** SOURCE EXCERPT **
----------

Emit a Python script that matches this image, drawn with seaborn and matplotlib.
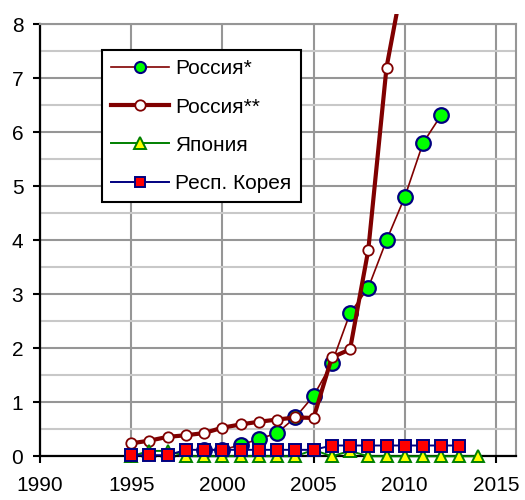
import matplotlib
matplotlib.use("Agg")
import matplotlib.pyplot as plt
import seaborn as sns
import numpy as np
import pandas as pd
from matplotlib.lines import Line2D
from matplotlib.transforms import Bbox, TransformedBbox

# ---- data ----
years_rus1 = [1999, 2000, 2001, 2002, 2003, 2004, 2005, 2006, 2007, 2008, 2009, 2010, 2011, 2012]
rus1 = [0.12, 0.12, 0.21, 0.32, 0.43, 0.72, 1.12, 1.72, 2.65, 3.12, 4.0, 4.8, 5.8, 6.32]

years_rus2 = [1995, 1996, 1997, 1998, 1999, 2000, 2001, 2002, 2003, 2004, 2005, 2006, 2007, 2008, 2009, 2010]
rus2 = [0.24, 0.29, 0.36, 0.39, 0.43, 0.53, 0.59, 0.64, 0.68, 0.72, 0.71, 1.83, 1.98, 3.82, 7.2, 9.0]

years_jap = list(range(1995, 2015))
jap = [0.0, 0.1, 0.1, 0.0, 0.0, 0.0, 0.0, 0.0, 0.0, 0.0, 0.12, 0.0, 0.1, 0.0, 0.0, 0.0, 0.0, 0.0, 0.0, 0.0]

years_kor = list(range(1995, 2014))
kor = [0.02, 0.02, 0.02, 0.12, 0.12, 0.12, 0.12, 0.12, 0.12, 0.12, 0.12,
       0.2, 0.2, 0.2, 0.2, 0.2, 0.2, 0.2, 0.2]

labels = ["Россия*", "Россия**", "Япония", "Респ. Корея"]
x_ticks = [1990, 1995, 2000, 2005, 2010, 2015]
y_ticks = [0, 1, 2, 3, 4, 5, 6, 7, 8]

plt.rcParams['font.family'] = ['Liberation Sans', 'DejaVu Sans']

fig = plt.figure(figsize=(5.25, 5.0), dpi=100)
ax = fig.add_axes([40/525, 1-456.3/500, 476/525, (456.3-24.3)/500])

DR = "#800000"
NAVY = "#000080"
GRN = "#008000"

sns.lineplot(x=years_rus1, y=rus1, ax=ax, color=DR, linewidth=1.2,
             marker="o", markersize=10.5, markerfacecolor="#00FF00",
             markeredgecolor=NAVY, markeredgewidth=1.6, zorder=3, clip_on=False)
sns.lineplot(x=years_rus2, y=rus2, ax=ax, color=DR, linewidth=3.0,
             marker="o", markersize=7.5, markerfacecolor="white",
             markeredgecolor=DR, markeredgewidth=1.3, zorder=4)
sns.lineplot(x=years_jap, y=jap, ax=ax, color=GRN, linewidth=1.4,
             marker="^", markersize=9, markerfacecolor="#FFFF00",
             markeredgecolor=GRN, markeredgewidth=1.4, zorder=5, clip_on=False)
sns.lineplot(x=years_kor, y=kor, ax=ax, color=NAVY, linewidth=1.4,
             marker="s", markersize=8, markerfacecolor="#FF0000",
             markeredgecolor=NAVY, markeredgewidth=1.4, zorder=6, clip_on=False)

# let the thick line run a little above the plot, as in the reference
ext = Bbox([[-0.05, -0.05], [1.05, 1 + 10.3/432]])
ax.lines[1].set_clip_box(TransformedBbox(ext, ax.transAxes))

ax.set_xlim(1990, 2016.1)
ax.set_ylim(0, 8)
ax.set_xticks(x_ticks)
ax.set_yticks(y_ticks)
ax.set_yticks(np.arange(0.5, 8, 1.0), minor=True)
ax.set_xlabel("")
ax.set_ylabel("")

ax.grid(True, which="major", axis="both", color="#969696", linewidth=1.5, zorder=0)
ax.grid(True, which="minor", axis="y", color="#c8c8c8", linewidth=1.5, zorder=0)
ax.set_axisbelow(True)

for s in ["left", "bottom"]:
    ax.spines[s].set_color("black")
    ax.spines[s].set_linewidth(1.6)
    ax.spines[s].set_zorder(2.5)
for s in ["top", "right"]:
    ax.spines[s].set_color("#969696")
    ax.spines[s].set_linewidth(1.5)

ax.tick_params(axis="both", which="major", direction="out", length=5,
               width=1.5, labelsize=15, colors="black")
ax.tick_params(axis="x", pad=9)
ax.tick_params(axis="y", pad=7)
ax.tick_params(axis="y", which="minor", length=0)

handles = [
    Line2D([], [], color=DR, linewidth=1.2, marker="o", markersize=8,
           markerfacecolor="#00FF00", markeredgecolor=NAVY, markeredgewidth=1.5),
    Line2D([], [], color=DR, linewidth=3.0, marker="o", markersize=7.5,
           markerfacecolor="white", markeredgecolor=DR, markeredgewidth=1.3),
    Line2D([], [], color=GRN, linewidth=1.4, marker="^", markersize=9,
           markerfacecolor="#FFFF00", markeredgecolor=GRN, markeredgewidth=1.4),
    Line2D([], [], color=NAVY, linewidth=1.4, marker="s", markersize=7.5,
           markerfacecolor="#FF0000", markeredgecolor=NAVY, markeredgewidth=1.4),
]
leg = ax.legend(handles, labels, loc="upper left",
                bbox_to_anchor=(102/525, 1-50/500), bbox_transform=fig.transFigure,
                fontsize=15, frameon=True, fancybox=False, framealpha=1,
                edgecolor="black", handlelength=2.75, handletextpad=0.3,
                labelspacing=0.92, borderpad=0.45, borderaxespad=0)
leg.get_frame().set_linewidth(1.5)
leg.set_zorder(10)

fig.savefig("out.png", dpi=100)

----------

** WHAT NEEDS TO BE DONE **
Return, unchanged, the lines from the first line of the material through the line that holds "from matplotlib.transforms import", inclusive, omitting pictures.

** SOLUTION BELOW **
Emit a Python script that matches this image, drawn with seaborn and matplotlib.
import matplotlib
matplotlib.use("Agg")
import matplotlib.pyplot as plt
import seaborn as sns
import numpy as np
import pandas as pd
from matplotlib.lines import Line2D
from matplotlib.transforms import Bbox, TransformedBbox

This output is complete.